Provided material.
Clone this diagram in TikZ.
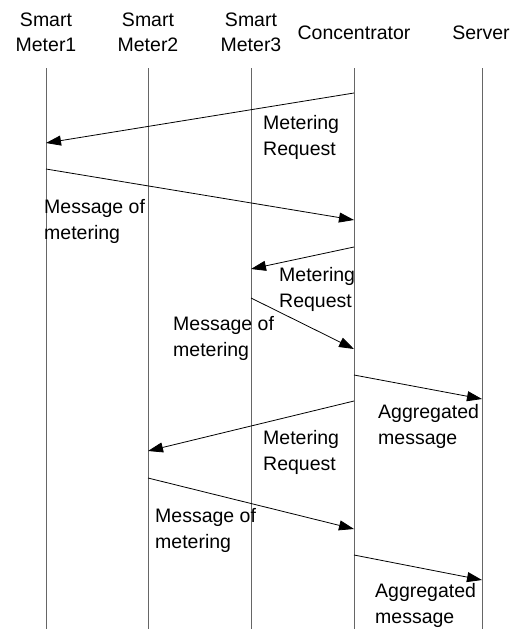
\documentclass[tikz,border=0pt]{standalone}
\usepackage{fontspec}
\setmainfont{Liberation Sans}
\usetikzlibrary{arrows.meta}
\begin{document}
\begin{tikzpicture}[x=1pt,y=-1pt,
  life/.style={draw=black!60, line width=0.9pt},
  msg/.style={draw=black, line width=0.8pt, -{Triangle[length=15pt,width=10pt]}},
  hdr/.style={font=\fontsize{19.5}{25}\selectfont, align=center, inner sep=0},
  lbl/.style={font=\fontsize{19.5}{26}\selectfont, align=left, inner sep=0, anchor=west}]
\useasboundingbox[fill=white] (0,0) rectangle (520,629);
% headers
\node[hdr] (h1) at (46,32.5) {Smart\\Meter1};
\node[hdr] (h2) at (148,32.5) {Smart\\Meter2};
\node[hdr] (h3) at (251,32.5) {Smart\\Meter3};
\node[hdr] (h4) at (354,33) {Concentrator};
\node[hdr] (h5) at (481,33) {Server};
% lifelines
\foreach \n/\x in {1/46,2/148,3/251,4/354,5/482}{
  \coordinate (t\n) at (\x,68);
  \coordinate (b\n) at (\x,629);
  \draw[life] (t\n) -- (b\n);
}
% message endpoints
\coordinate (s1) at (354,93);  \coordinate (e1) at (46,143);
\coordinate (s2) at (46,169);  \coordinate (e2) at (354,220);
\coordinate (s3) at (354,247); \coordinate (e3) at (251,269);
\coordinate (s4) at (251,298); \coordinate (e4) at (354,349);
\coordinate (s5) at (354,375); \coordinate (e5) at (482,399);
\coordinate (s6) at (354,401); \coordinate (e6) at (148,451);
\coordinate (s7) at (148,478); \coordinate (e7) at (354,529);
\coordinate (s8) at (354,555); \coordinate (e8) at (482,580);
\foreach \i in {1,...,8}{ \draw[msg] (s\i) -- (e\i); }
% labels
\node[lbl] (l1) at (263,137) {Metering\\Request};
\node[lbl] (l2) at (44,221) {Message of\\metering};
\node[lbl] (l3) at (279,289.5) {Metering\\Request};
\node[lbl] (l4) at (173,338.5) {Message of\\metering};
\node[lbl] (l5) at (378,426) {Aggregated\\message};
\node[lbl] (l6) at (263,452.5) {Metering\\Request};
\node[lbl] (l7) at (155,530) {Message of\\metering};
\node[lbl] (l8) at (375,605) {Aggregated\\message};
\end{tikzpicture}
\end{document}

Your task.
Copy the material exactly. Do not include the pictures.

Result of the task.
Clone this diagram in TikZ.
\documentclass[tikz,border=0pt]{standalone}
\usepackage{fontspec}
\setmainfont{Liberation Sans}
\usetikzlibrary{arrows.meta}
\begin{document}
\begin{tikzpicture}[x=1pt,y=-1pt,
  life/.style={draw=black!60, line width=0.9pt},
  msg/.style={draw=black, line width=0.8pt, -{Triangle[length=15pt,width=10pt]}},
  hdr/.style={font=\fontsize{19.5}{25}\selectfont, align=center, inner sep=0},
  lbl/.style={font=\fontsize{19.5}{26}\selectfont, align=left, inner sep=0, anchor=west}]
\useasboundingbox[fill=white] (0,0) rectangle (520,629);
% headers
\node[hdr] (h1) at (46,32.5) {Smart\\Meter1};
\node[hdr] (h2) at (148,32.5) {Smart\\Meter2};
\node[hdr] (h3) at (251,32.5) {Smart\\Meter3};
\node[hdr] (h4) at (354,33) {Concentrator};
\node[hdr] (h5) at (481,33) {Server};
% lifelines
\foreach \n/\x in {1/46,2/148,3/251,4/354,5/482}{
  \coordinate (t\n) at (\x,68);
  \coordinate (b\n) at (\x,629);
  \draw[life] (t\n) -- (b\n);
}
% message endpoints
\coordinate (s1) at (354,93);  \coordinate (e1) at (46,143);
\coordinate (s2) at (46,169);  \coordinate (e2) at (354,220);
\coordinate (s3) at (354,247); \coordinate (e3) at (251,269);
\coordinate (s4) at (251,298); \coordinate (e4) at (354,349);
\coordinate (s5) at (354,375); \coordinate (e5) at (482,399);
\coordinate (s6) at (354,401); \coordinate (e6) at (148,451);
\coordinate (s7) at (148,478); \coordinate (e7) at (354,529);
\coordinate (s8) at (354,555); \coordinate (e8) at (482,580);
\foreach \i in {1,...,8}{ \draw[msg] (s\i) -- (e\i); }
% labels
\node[lbl] (l1) at (263,137) {Metering\\Request};
\node[lbl] (l2) at (44,221) {Message of\\metering};
\node[lbl] (l3) at (279,289.5) {Metering\\Request};
\node[lbl] (l4) at (173,338.5) {Message of\\metering};
\node[lbl] (l5) at (378,426) {Aggregated\\message};
\node[lbl] (l6) at (263,452.5) {Metering\\Request};
\node[lbl] (l7) at (155,530) {Message of\\metering};
\node[lbl] (l8) at (375,605) {Aggregated\\message};
\end{tikzpicture}
\end{document}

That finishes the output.